Featured in Autograph January 2010

Carla Laemmle publicity photo from the 1920s

Carla Laemmle, the last living link to The Phantom of the Opera and Dracula, celebrated her 100th birthday last October 26. A celebration was held on Soundstage 28 at Universal Studios, and Ms. Laemmle returned to the set where she played the prima ballerina in Phantom of the Opera in 1925.

I interviewed her on the eve of her centennial celebration, and Carla Laemmle’s voice was clear and her mind sharp. Earlier this year she even penned a book with Daniel Kinske, Growing Up With Monsters. Her roots in Hollywood date back to 1921, when she arrived from Chicago at the age of 11. Her uncle, Carl Laemmle, founded Universal Studios, and she describes growing up on the studio lot as a magical time, a kind of perpetual fantasy world. It was while working for the studio that Laemmle played roles in two of the greatest horror films ever produced.

Laemmle became a cult figure in horror fandom. “I’ve been getting mail nearly every day from all over the world,” she says. Always an accommodating signer, Laemmle is flattered by the attention she still receives, but keeps it in perspective: “They praise me and flatter me so much that you can’t take it too seriously.” After all, she was only 16 years old when she performed in Phantom. Fans continue to request autographs and sometimes send gifts in the mail. “I just received a wonderful letter from an artist in Canada. The portrait he did of Lon Chaney is really excellent!”

Unsigned window card for the 1925 Phantom of the Opera sold in 2009 for $7,768, courtesy of Heritage Auctions

Of Chaney’s role as the phantom, Laemmle says, “It was a closed set. I was only in the ballet sequence at the beginning, and they didn’t allow anyone in the room when the unmasking scene was being made.”

The scene Laemmle is referring to is one of the most iconic in movie history. The phantom’s mask is removed, revealing his hideously deformed face. “Only the people who were involved with the scenes were able to be on the set. It added shock value by keeping it a secret.”

In 1931 Laemmle delivered the first lines in another Universal classic, Dracula. “I was in the carriage and just read the lines that were right in front of me.” Seventy-eight years later, she recites them from memory: “Among the rugged peaks that frown down upon the Borgo Pass, are found crumbling castles of a bygone age.”

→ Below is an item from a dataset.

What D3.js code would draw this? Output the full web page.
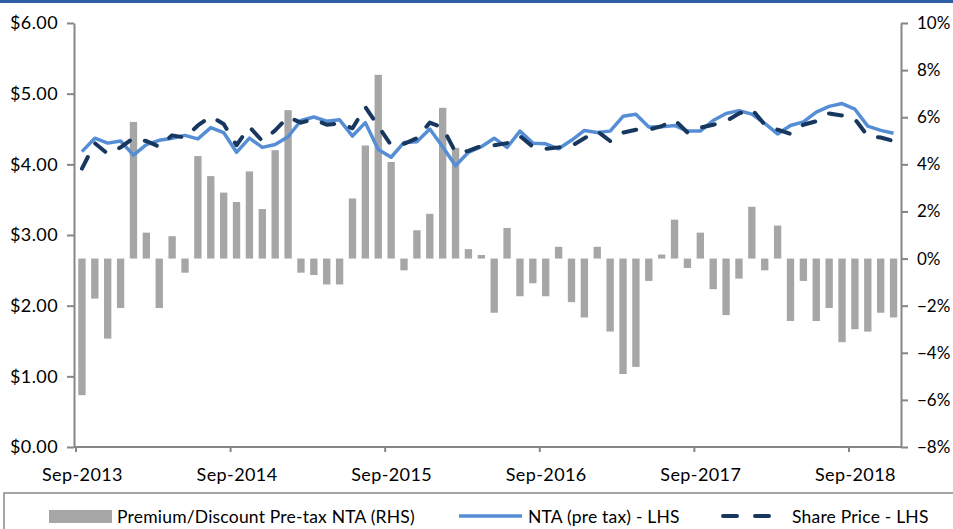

Even while it was being filmed, Laemmle felt Dracula was unique. “It was the first talking picture—the first sound horror movie being made. We knew there would be quite a bit of special interest in it. It was no longer just silent movies. That’s what set it apart at the time and made it special.”

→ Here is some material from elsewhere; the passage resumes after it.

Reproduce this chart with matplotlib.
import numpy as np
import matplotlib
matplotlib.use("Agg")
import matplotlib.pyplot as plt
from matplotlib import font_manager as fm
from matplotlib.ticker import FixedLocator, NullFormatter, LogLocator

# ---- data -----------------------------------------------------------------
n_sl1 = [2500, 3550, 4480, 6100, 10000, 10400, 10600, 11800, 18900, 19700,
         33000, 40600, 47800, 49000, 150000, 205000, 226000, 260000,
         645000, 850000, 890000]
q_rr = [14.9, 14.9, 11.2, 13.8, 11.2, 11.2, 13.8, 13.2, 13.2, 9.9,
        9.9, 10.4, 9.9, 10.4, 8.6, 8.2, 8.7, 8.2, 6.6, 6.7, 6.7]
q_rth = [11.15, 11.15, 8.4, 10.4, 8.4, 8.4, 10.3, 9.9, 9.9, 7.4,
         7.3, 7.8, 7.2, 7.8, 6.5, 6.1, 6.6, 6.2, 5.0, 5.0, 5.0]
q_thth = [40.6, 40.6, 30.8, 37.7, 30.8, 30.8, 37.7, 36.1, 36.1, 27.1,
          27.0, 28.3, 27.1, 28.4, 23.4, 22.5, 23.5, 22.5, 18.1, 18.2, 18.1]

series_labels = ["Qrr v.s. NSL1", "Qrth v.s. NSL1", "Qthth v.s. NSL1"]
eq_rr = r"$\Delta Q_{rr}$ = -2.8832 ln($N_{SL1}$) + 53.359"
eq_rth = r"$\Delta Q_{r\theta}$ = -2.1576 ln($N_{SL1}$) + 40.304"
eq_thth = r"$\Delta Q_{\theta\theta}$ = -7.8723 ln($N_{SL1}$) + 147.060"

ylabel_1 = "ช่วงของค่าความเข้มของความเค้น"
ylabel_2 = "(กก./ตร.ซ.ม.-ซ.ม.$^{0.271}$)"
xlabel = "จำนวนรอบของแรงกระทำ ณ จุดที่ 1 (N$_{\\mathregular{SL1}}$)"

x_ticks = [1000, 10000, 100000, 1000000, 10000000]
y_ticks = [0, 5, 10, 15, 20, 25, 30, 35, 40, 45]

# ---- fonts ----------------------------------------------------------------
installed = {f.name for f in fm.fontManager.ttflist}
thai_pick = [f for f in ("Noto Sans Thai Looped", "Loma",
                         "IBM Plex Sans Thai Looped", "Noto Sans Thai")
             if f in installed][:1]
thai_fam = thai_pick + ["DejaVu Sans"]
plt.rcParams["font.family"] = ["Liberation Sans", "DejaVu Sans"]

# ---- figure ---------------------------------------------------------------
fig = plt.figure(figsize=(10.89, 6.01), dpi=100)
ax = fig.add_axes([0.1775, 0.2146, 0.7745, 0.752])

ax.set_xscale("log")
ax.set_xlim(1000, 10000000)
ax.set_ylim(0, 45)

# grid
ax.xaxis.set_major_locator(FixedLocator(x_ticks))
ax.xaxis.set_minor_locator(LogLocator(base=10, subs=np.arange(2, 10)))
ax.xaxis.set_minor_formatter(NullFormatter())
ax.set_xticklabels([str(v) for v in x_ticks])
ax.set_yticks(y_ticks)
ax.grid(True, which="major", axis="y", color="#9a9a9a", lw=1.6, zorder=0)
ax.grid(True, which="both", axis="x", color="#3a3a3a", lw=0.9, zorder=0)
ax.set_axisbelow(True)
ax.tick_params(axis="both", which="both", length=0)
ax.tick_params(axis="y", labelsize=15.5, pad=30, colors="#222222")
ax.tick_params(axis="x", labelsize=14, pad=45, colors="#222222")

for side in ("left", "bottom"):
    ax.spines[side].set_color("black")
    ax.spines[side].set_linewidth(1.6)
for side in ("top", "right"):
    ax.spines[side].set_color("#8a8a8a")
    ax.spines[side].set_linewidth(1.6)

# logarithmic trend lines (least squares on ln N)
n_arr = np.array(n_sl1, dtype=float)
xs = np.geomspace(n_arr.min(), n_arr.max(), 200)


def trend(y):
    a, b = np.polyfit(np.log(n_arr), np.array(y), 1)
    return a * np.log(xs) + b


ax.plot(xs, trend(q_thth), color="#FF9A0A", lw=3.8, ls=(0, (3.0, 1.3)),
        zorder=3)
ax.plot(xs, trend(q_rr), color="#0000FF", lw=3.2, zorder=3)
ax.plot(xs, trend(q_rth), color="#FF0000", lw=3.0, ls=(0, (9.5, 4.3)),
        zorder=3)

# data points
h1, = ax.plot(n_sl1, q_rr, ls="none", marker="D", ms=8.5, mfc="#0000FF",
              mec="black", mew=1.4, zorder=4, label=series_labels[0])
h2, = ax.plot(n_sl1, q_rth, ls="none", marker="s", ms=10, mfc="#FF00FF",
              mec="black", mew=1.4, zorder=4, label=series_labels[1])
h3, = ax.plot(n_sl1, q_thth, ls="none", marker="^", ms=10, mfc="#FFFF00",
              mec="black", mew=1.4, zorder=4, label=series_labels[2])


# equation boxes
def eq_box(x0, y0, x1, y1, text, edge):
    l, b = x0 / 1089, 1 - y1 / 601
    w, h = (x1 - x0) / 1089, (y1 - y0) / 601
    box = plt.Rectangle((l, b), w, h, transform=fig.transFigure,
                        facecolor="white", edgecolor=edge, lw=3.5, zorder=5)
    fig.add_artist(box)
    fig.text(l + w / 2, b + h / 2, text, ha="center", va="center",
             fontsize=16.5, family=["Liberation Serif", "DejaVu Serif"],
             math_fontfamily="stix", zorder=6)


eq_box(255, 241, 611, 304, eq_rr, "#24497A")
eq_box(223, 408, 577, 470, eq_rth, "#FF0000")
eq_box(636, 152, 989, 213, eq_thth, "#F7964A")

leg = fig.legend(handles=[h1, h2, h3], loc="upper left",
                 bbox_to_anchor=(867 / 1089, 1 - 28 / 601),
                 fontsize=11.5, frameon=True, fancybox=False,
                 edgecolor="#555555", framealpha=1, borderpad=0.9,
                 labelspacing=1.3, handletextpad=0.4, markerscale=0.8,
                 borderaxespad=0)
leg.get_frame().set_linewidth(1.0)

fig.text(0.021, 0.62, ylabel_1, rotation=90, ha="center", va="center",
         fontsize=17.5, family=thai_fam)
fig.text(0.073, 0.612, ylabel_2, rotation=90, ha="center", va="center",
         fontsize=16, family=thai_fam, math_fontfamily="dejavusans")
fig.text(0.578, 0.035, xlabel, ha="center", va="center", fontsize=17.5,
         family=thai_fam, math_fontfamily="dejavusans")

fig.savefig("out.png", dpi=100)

Laemmle, who was trained in ballet, would go on to use her dance skills in musicals throughout Hollywood in the 1920s and 1930s. “I worked at every studio—MGM, Universal, Warner Brothers, RKO.” Thinking back to what the town was like during the early days, Laemmle feels the actors were much more approachable and visibly appreciative: “They were very gracious in those days. They knew how valuable being accessible was and were very nice.”

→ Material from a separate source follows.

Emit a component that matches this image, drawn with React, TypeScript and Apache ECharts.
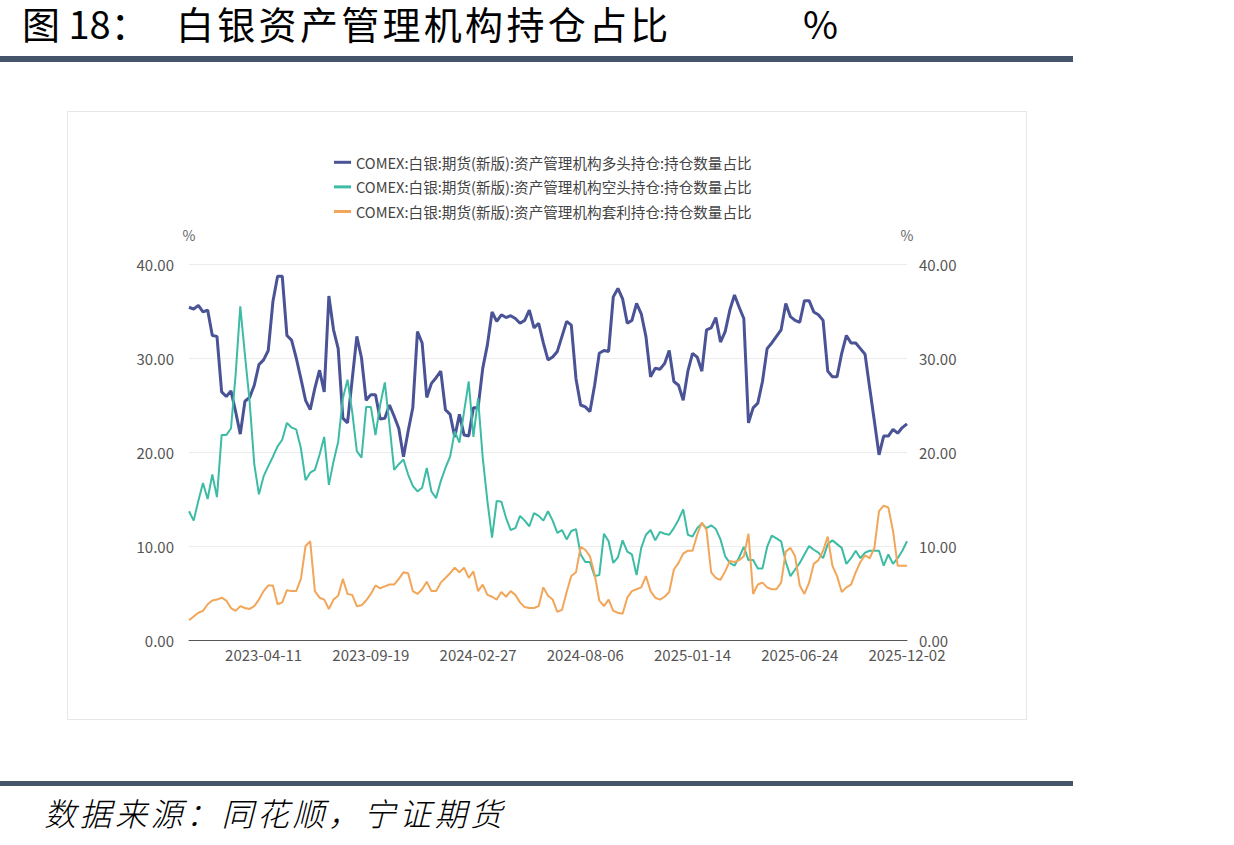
import React, { useEffect, useRef } from "react";
import * as echarts from "echarts";

// Weekly reporting dates (Tuesdays), first week 2022-12-20
const FIRST_DATE = "2022-12-20";
const WEEK_COUNT = 155;

const SERIES_NAMES = [
  "COMEX:白银:期货(新版):资产管理机构多头持仓:持仓数量占比",
  "COMEX:白银:期货(新版):资产管理机构空头持仓:持仓数量占比",
  "COMEX:白银:期货(新版):资产管理机构套利持仓:持仓数量占比",
];

const longShare = [
  35.4, 35.2, 35.6, 34.9, 35.1, 32.4, 32.3, 26.4, 25.9, 26.5,
  24.3, 21.9, 25.4, 25.8, 27.1, 29.3, 29.8, 30.8, 36.0, 38.7,
  38.7, 32.4, 31.9, 30.0, 27.8, 25.5, 24.5, 26.8, 28.7, 26.4,
  36.6, 33.0, 31.0, 23.6, 23.1, 27.7, 32.3, 30.0, 25.5, 26.1,
  26.1, 23.5, 23.6, 25.0, 23.8, 22.5, 19.5, 22.2, 24.7, 32.8,
  31.6, 25.8, 27.3, 27.9, 28.6, 24.5, 24.0, 21.6, 24.0, 21.8,
  21.7, 24.7, 24.7, 28.9, 31.4, 34.9, 33.9, 34.6, 34.3, 34.5,
  34.2, 33.7, 34.0, 35.1, 33.2, 33.7, 31.6, 29.8, 30.1, 30.7,
  32.3, 33.9, 33.5, 27.8, 25.0, 24.8, 24.3, 27.1, 30.5, 30.8,
  30.7, 36.5, 37.4, 36.3, 33.7, 34.0, 35.8, 34.7, 32.3, 28.0,
  28.9, 28.8, 29.4, 30.8, 27.5, 27.1, 25.5, 28.6, 30.5, 30.1,
  28.6, 33.0, 33.2, 34.3, 31.7, 32.8, 35.1, 36.7, 35.4, 34.2,
  23.1, 24.7, 25.2, 27.5, 31.0, 31.6, 32.3, 33.0, 35.8, 34.4,
  34.0, 33.8, 36.1, 36.1, 34.9, 34.6, 34.0, 28.6, 28.0, 28.0,
  30.5, 32.4, 31.6, 31.6, 31.0, 30.4, 26.8, 23.3, 19.7, 21.7,
  21.7, 22.4, 22.0, 22.6, 23.0,
];

const shortShare = [
  13.7, 12.7, 14.8, 16.7, 15.0, 17.6, 15.2, 21.8, 21.8, 22.5,
  28.2, 35.5, 30.3, 25.4, 18.7, 15.5, 17.4, 18.5, 19.5, 20.6,
  21.3, 23.1, 22.6, 22.4, 20.4, 17.0, 17.8, 18.1, 19.7, 21.6,
  16.5, 19.0, 21.1, 25.7, 27.7, 24.3, 20.1, 19.4, 24.8, 24.8,
  21.8, 25.0, 27.4, 22.9, 18.1, 18.7, 19.2, 17.6, 16.4, 15.8,
  16.2, 18.3, 15.8, 15.1, 16.9, 18.3, 19.5, 22.2, 21.0, 24.3,
  27.5, 21.6, 25.7, 19.4, 14.8, 10.9, 14.8, 14.7, 13.0, 11.7,
  11.9, 13.2, 12.7, 12.1, 13.5, 13.2, 12.7, 13.7, 12.7, 11.4,
  11.7, 10.7, 11.6, 11.8, 9.1, 8.3, 8.3, 6.8, 6.9, 11.3,
  10.5, 8.2, 8.8, 10.6, 9.4, 9.1, 6.9, 9.8, 11.2, 11.7,
  10.6, 11.5, 11.3, 11.2, 11.9, 12.8, 13.9, 11.2, 11.0, 11.9,
  12.4, 11.9, 12.2, 11.8, 10.7, 8.9, 8.2, 7.9, 8.8, 9.9,
  8.5, 8.5, 7.6, 7.6, 9.9, 11.1, 10.8, 10.5, 8.3, 6.8,
  7.5, 8.2, 9.1, 10.0, 9.6, 9.3, 8.7, 10.2, 10.6, 10.2,
  9.8, 8.1, 8.7, 9.5, 8.7, 9.3, 9.5, 9.5, 9.5, 7.9,
  9.1, 8.1, 8.7, 9.5, 10.5,
];

const spreadShare = [
  2.1, 2.5, 2.9, 3.1, 3.8, 4.2, 4.3, 4.5, 4.2, 3.4,
  3.1, 3.6, 3.4, 3.3, 3.6, 4.3, 5.2, 5.8, 5.8, 3.8,
  4.0, 5.3, 5.2, 5.2, 6.5, 10.0, 10.5, 5.2, 4.5, 4.3,
  3.3, 4.3, 4.7, 6.5, 4.9, 4.8, 3.6, 3.7, 4.2, 4.9,
  5.8, 5.5, 5.7, 5.9, 5.9, 6.5, 7.2, 7.1, 5.2, 4.9,
  5.4, 6.2, 5.2, 5.2, 6.1, 6.6, 7.1, 7.7, 7.2, 7.7,
  6.6, 7.3, 5.2, 5.9, 4.8, 4.6, 4.3, 5.1, 4.6, 5.2,
  4.8, 4.0, 3.5, 3.4, 3.4, 3.6, 5.6, 4.7, 4.3, 3.0,
  3.2, 5.1, 6.8, 7.2, 9.9, 9.6, 8.9, 7.0, 4.2, 3.6,
  4.3, 3.1, 2.9, 2.8, 4.5, 5.2, 5.4, 5.6, 6.8, 5.2,
  4.5, 4.3, 4.6, 5.1, 7.5, 8.2, 9.2, 9.5, 9.5, 11.2,
  12.5, 11.7, 7.2, 6.6, 6.4, 7.3, 8.4, 8.3, 8.5, 8.9,
  11.3, 4.9, 5.9, 6.1, 5.6, 5.4, 5.4, 6.1, 9.4, 9.8,
  8.9, 5.8, 4.9, 6.1, 8.1, 8.5, 9.5, 11.0, 7.9, 6.8,
  5.1, 5.6, 5.9, 7.2, 8.3, 9.0, 8.7, 9.8, 13.7, 14.3,
  14.1, 11.6, 7.9, 7.9, 7.9,
];

const SERIES_COLORS = ["#4a5396", "#3cbba5", "#f2a65a"];
const Y_TICKS = { min: 0, max: 40, interval: 10 };
const LABEL_STEP = 23;

function weeklyDates(start: string, count: number): string[] {
  const out: string[] = [];
  const base = new Date(start + "T00:00:00Z").getTime();
  for (let i = 0; i < count; i++) {
    const d = new Date(base + i * 7 * 86400000);
    out.push(d.toISOString().slice(0, 10));
  }
  return out;
}

const dates = weeklyDates(FIRST_DATE, WEEK_COUNT);

const FONT = '"Microsoft YaHei", "Noto Sans CJK SC", "Noto Sans", sans-serif';

function Chart() {
  const ref = useRef<HTMLDivElement>(null);
  useEffect(() => {
    if (!ref.current) return;
    const chart = echarts.init(ref.current, undefined, { renderer: "svg" });
    const last = dates.length - 1;
    const yAxisBase = {
      type: "value" as const,
      min: Y_TICKS.min,
      max: Y_TICKS.max,
      interval: Y_TICKS.interval,
      name: "%",
      nameLocation: "end" as const,
      nameGap: 22,
      nameTextStyle: { color: "#666", fontSize: 14, fontFamily: FONT },
      axisLine: { show: false },
      axisTick: { show: false },
      axisLabel: {
        color: "#555",
        fontSize: 15,
        fontFamily: FONT,
        formatter: (v: number) => v.toFixed(2),
      },
    };
    chart.setOption({
      animation: false,
      backgroundColor: "#fff",
      color: SERIES_COLORS,
      grid: { left: 121, right: 119, top: 152, bottom: 79 },
      legend: {
        orient: "vertical",
        left: 261,
        top: 38,
        icon: "rect",
        itemWidth: 17,
        itemHeight: 3,
        itemGap: 10,
        textStyle: { color: "#444", fontSize: 14.6, fontFamily: FONT, lineHeight: 14 },
        data: SERIES_NAMES,
      },
      xAxis: {
        type: "category",
        data: dates,
        boundaryGap: false,
        axisLine: { lineStyle: { color: "#555", width: 1 } },
        axisTick: { show: false },
        axisLabel: {
          color: "#555",
          fontSize: 15,
          fontFamily: FONT,
          margin: 7,
          interval: (idx: number) => (last - idx) % LABEL_STEP === 0,
        },
      },
      yAxis: [
        {
          ...yAxisBase,
          position: "left",
          axisLabel: { ...yAxisBase.axisLabel, margin: 15 },
          splitLine: { lineStyle: { color: "#ececec" } },
        },
        {
          ...yAxisBase,
          position: "right",
          axisLabel: { ...yAxisBase.axisLabel, margin: 12 },
          splitLine: { show: false },
        },
      ],
      series: [
        { name: SERIES_NAMES[0], data: longShare, lineWidth: 3 },
        { name: SERIES_NAMES[1], data: shortShare, lineWidth: 2 },
        { name: SERIES_NAMES[2], data: spreadShare, lineWidth: 2 },
      ].map((s) => ({
        name: s.name,
        type: "line",
        data: s.data,
        showSymbol: false,
        symbol: "none",
        lineStyle: { width: s.lineWidth },
        yAxisIndex: 0,
      })),
    });
    return () => chart.dispose();
  }, []);
  return (
    <div
      ref={ref}
      style={{
        position: "absolute",
        left: 67,
        top: 111,
        width: 960,
        height: 609,
        boxSizing: "border-box",
        border: "1px solid #e6e6e6",
      }}
    />
  );
}

export default function App() {
  const titleFont = '"Noto Sans CJK SC", sans-serif';
  const titleStyle = {
    position: "absolute" as const,
    top: 2,
    height: 42,
    lineHeight: "42px",
    fontFamily: titleFont,
    fontSize: 38,
    fontWeight: 400,
    color: "#000",
    whiteSpace: "nowrap" as const,
  };
  return (
    <div
      style={{
        position: "absolute",
        left: 0,
        top: 0,
        width: 1234,
        height: 845,
        background: "#fff",
        overflow: "hidden",
      }}
    >
      <div style={{ ...titleStyle, left: 22 }}>图 18：</div>
      <div style={{ ...titleStyle, left: 176, letterSpacing: 3.3 }}>白银资产管理机构持仓占比</div>
      <div style={{ ...titleStyle, left: 803 }}>%</div>
      <div style={{ position: "absolute", left: 0, top: 56, width: 1073, height: 6, background: "#46546b" }} />
      <Chart />
      <div style={{ position: "absolute", left: 0, top: 781, width: 1073, height: 5, background: "#46546b" }} />
      <div
        style={{
          position: "absolute",
          left: 44,
          top: 792,
          height: 40,
          lineHeight: "40px",
          fontFamily: titleFont,
          fontSize: 32,
          fontStyle: "italic",
          fontWeight: 300,
          color: "#000",
          letterSpacing: 3.5,
          whiteSpace: "nowrap",
        }}
      >
        数据来源：同花顺，宁证期货
      </div>
    </div>
  );
}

Carla Laemmle exudes these qualities today, something autograph collectors and horror film aficionados appreciate. Surprisingly, she is not a huge horror fan. She never even auditioned for the part in Dracula but was called in by Universal at the last minute. No director was present when the scene was filmed on a back lot, with men rocking the carriage to and fro to create the illusion of motion. “I’m not interested in horror movies at all!” Laemmle says. “But I like to watch Dracula and Phantom of the Opera when they are on.”